Hey, I'm Donald Bell and this is the Apple iPod touch for 2011.
Now, let me get the bad news out of the way.
In terms of hardware, this is exactly the same iPod touch we saw last year, same touch, same design.
Comes in weight now as well as the original black color, the best about the only physical change that you're gonna find.
The good news is this thing still rocks and with the new iOS 5 operating system, there are few new features here to keep things interesting.
Plus Apple has dropped the price the 8 gigabyte-based model down to $199 while keeping the 32 gigabyte model at $299 and 64 gigs at $399.
Now, you still get the best music player ever invented with direct links to the iTunes store, great podcast support, Genius playlist, audio books, college lectures, everything plus you also get app support for things like Pandora, Rdio, Spotify, Rhapsody and this is about every music service onto to the sun.
For an extra $25 a year, you can even have Apple put your entire music library in the cloud where you can stream it back down to you or download tracks on demand.
Now video support here is killer too.
You get iTunes movie rentals and TV shows, apps like Netflix and YouTube and you can even record your own videos using the built-in HD camera.
The rest of it, the apps, the games, e-mail, calendars, web browsing is all better than you probably deserve and more than I can cover in the space of this video.
So instead, I'm gonna focus on what's new on iOS 5.
You'll notice 3 new apps, messages, reminders, and newsstand.
Now reminders usually just a handy checklist app.
Newsstand clicks all of your magazine and newspaper apps into one place, but messages here is really the killer new feature.
It gives the iPod touch an instant messaging app that can communicate with any iPhone or iPad and since it works of a wifi, there are no text messaging fees involved.
You throw an Apple's FaceTime video check and you got 2 simple ways to stay in touch with your friends and family without paying the monthly bill of a cellphone.
Now on the back end, you have Apple's new iCloud service, which gives every iOS user a free cloud-based backup of your settings and data.
It also gives you photostream support so that any picture you take on this is gonna be sent to the cloud backed up to your computer and displayed on any other iPhone or iPad or Apple TV that you have on that account.
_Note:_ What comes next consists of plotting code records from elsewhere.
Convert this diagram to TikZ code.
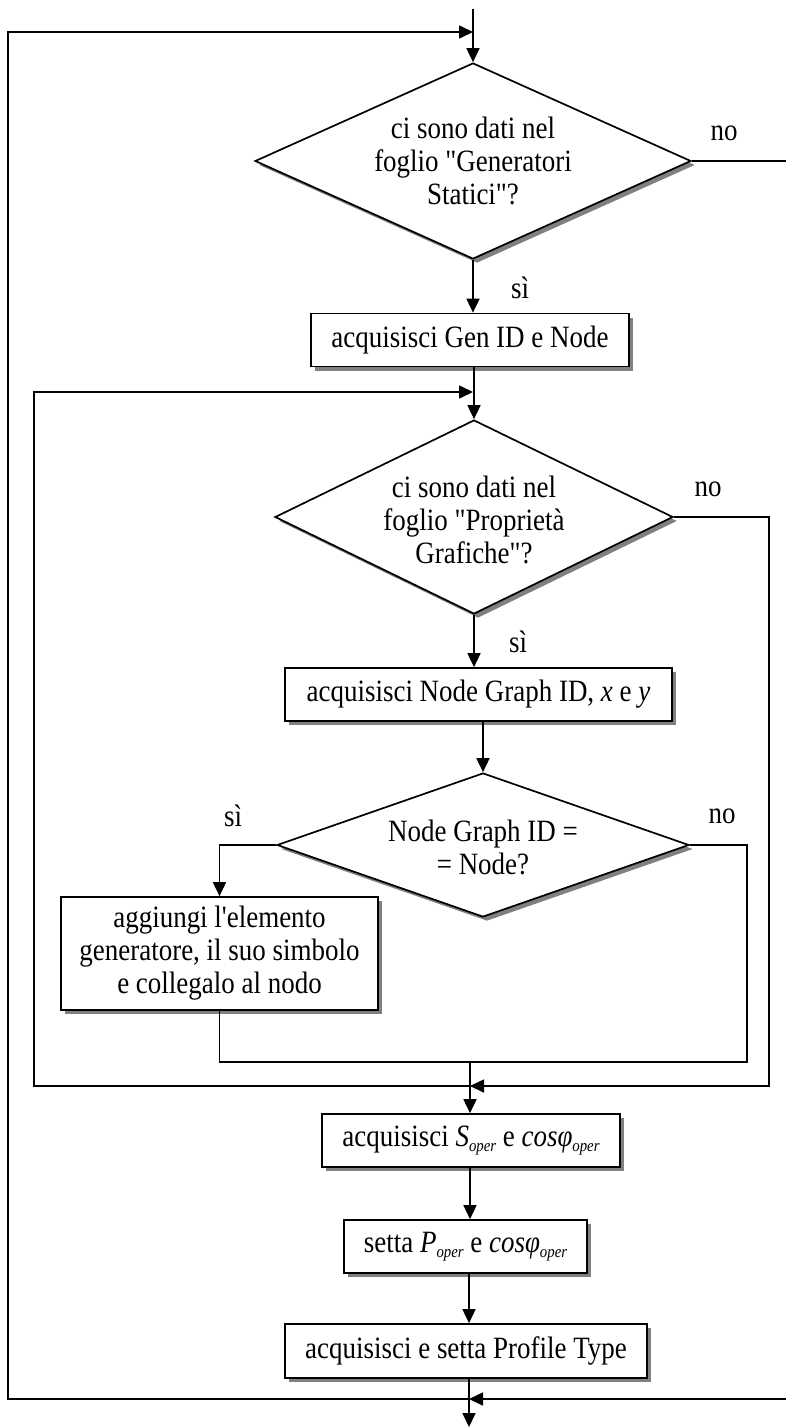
\documentclass[tikz,border=0pt]{standalone}
\usepackage{fontspec}
\setmainfont{Liberation Serif}[FakeStretch=0.87,Ligatures=TeXOff]
\usetikzlibrary{arrows.meta,shapes.geometric,shadows}

% small italic subscript used in the power-factor boxes
\newcommand{\opsub}[1]{\raisebox{-0.35ex}{\fontsize{17}{17}\selectfont\itshape #1}}

\begin{document}
\begin{tikzpicture}[x=1pt,y=-1pt,
  line width=1.7pt,
  flow/.style={-{Triangle[length=14pt,width=13pt]}},
  shade/.style={drop shadow={shadow xshift=4pt,shadow yshift=-4pt,fill=black!50,opacity=1}},
  stepbox/.style={draw,fill=white,rectangle,inner sep=0pt,shade,
    font=\fontsize{31}{33}\selectfont,align=center},
  decision/.style={draw,fill=white,diamond,inner sep=0pt,shade},
  txt/.style={align=center,inner sep=0pt,font=\fontsize{31}{33}\selectfont},
]
\useasboundingbox (0,0) rectangle (786,1427);

% ---- first decision: static generators sheet ----
\node[decision,minimum width=436pt,minimum height=196pt] (d1) at (473,161) {};
\node[txt] (d1t) at (473,161) {ci sono dati nel\\foglio "Generatori\\Statici"?};
\node[txt] (no1) at (724,133) {no};
\node[txt] (si1) at (520,288) {sì};

\node[stepbox,minimum width=318pt,minimum height=53pt] (b1) at (470,340) {acquisisci Gen ID e Node};

% ---- second decision: graphic properties sheet ----
\node[decision,minimum width=398pt,minimum height=194pt] (d2) at (474,517) {};
\node[txt] (d2t) at (474,520) {ci sono dati nel\\foglio "Proprietà\\Grafiche"?};
\node[txt] (no2) at (708,489) {no};
\node[txt] (si2) at (518,642) {sì};

\node[stepbox,minimum width=387pt,minimum height=53pt] (b2) at (478.5,694.5) {acquisisci Node Graph ID, \textit{x} e \textit{y}};

% ---- third decision: node match ----
\node[decision,minimum width=412pt,minimum height=144pt] (d3) at (483,845) {};
\node[txt] (d3t) at (483,847) {Node Graph ID =\\= Node?};
\node[txt] (si3) at (233,816) {sì};
\node[txt] (no3) at (722,816) {no};

\node[stepbox,minimum width=317pt,minimum height=113pt] (b3) at (219.5,953.5) {aggiungi l'elemento\\generatore, il suo simbolo\\e collegalo al nodo};

% ---- final steps ----
\node[stepbox,minimum width=298pt,minimum height=53pt] (b4) at (471,1140.5) {acquisisci \textit{S}\opsub{oper} e \textit{cosφ}\opsub{oper}};
\node[stepbox,minimum width=243pt,minimum height=53pt] (b5) at (465.5,1246.5) {setta \textit{P}\opsub{oper} e \textit{cosφ}\opsub{oper}};
\node[stepbox,minimum width=362pt,minimum height=54pt] (b6) at (466,1351) {acquisisci e setta Profile Type};

% ---- junction points ----
\coordinate (top) at (473,9);
\coordinate (m1) at (473,32);
\coordinate (m2) at (473,392);
\coordinate (m3) at (470,1062);
\coordinate (m4) at (470,1086);
\coordinate (m5) at (469,1399);
\coordinate (e1) at (786,161);
\coordinate (e2) at (786,1399);
\coordinate (bot) at (469,1427);

% ---- connectors ----
\draw[flow] (top) -- (d1.north);
\draw[flow] (d1.south) -- (d1.south |- b1.north);
\draw (d1.east) -- (e1);
\draw[flow] (b1.south -| d2.north) -- (d2.north);
\draw[flow] (d2.south) -- (d2.south |- b2.north);
\draw[flow] (b2.south -| d3.north) -- (d3.north);
\draw[flow] (d3.west) -| (b3.north);
\draw (d3.east) -- (747,845) -- (747,1062) -- (b3.south |- m3) -- (b3.south);
\draw[flow] (d2.east) -- (769,517) -- (769,1086) -- (m4);
\draw[flow] (m4) -- (34,1086) -- (34,392) -- (m2);
\draw[flow] (m3) -- (m3 |- b4.north);
\draw[flow] (b4.south -| m3) -- (b5.north -| m3);
\draw[flow] (b5.south -| m5) -- (b6.north -| m5);
\draw[flow] (b6.south -| m5) -- (bot);
\draw[flow] (e2) -- (m5);
\draw[flow] (m5) -- (8,1399) -- (8,32) -- (m1);
\end{tikzpicture}
\end{document}
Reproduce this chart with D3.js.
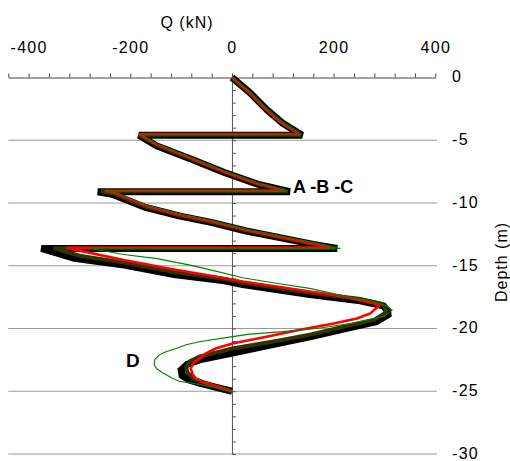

All in all though I'm a little disappointed, the Apple didn't give us more in terms of a hardware upgrade.
I still say this is one of the Apple's most under appreciated products.
It's basically an iPod that fits in your pocket.
The cost is $199.
It makes a great gift for kids and offers excellent controls for parents to lock out potentially objectionable content and features.
For CNET.com, I'm Donald Bell and that was a first look at the 2011 edition of the Apple iPod touch, a CNET editor's choice.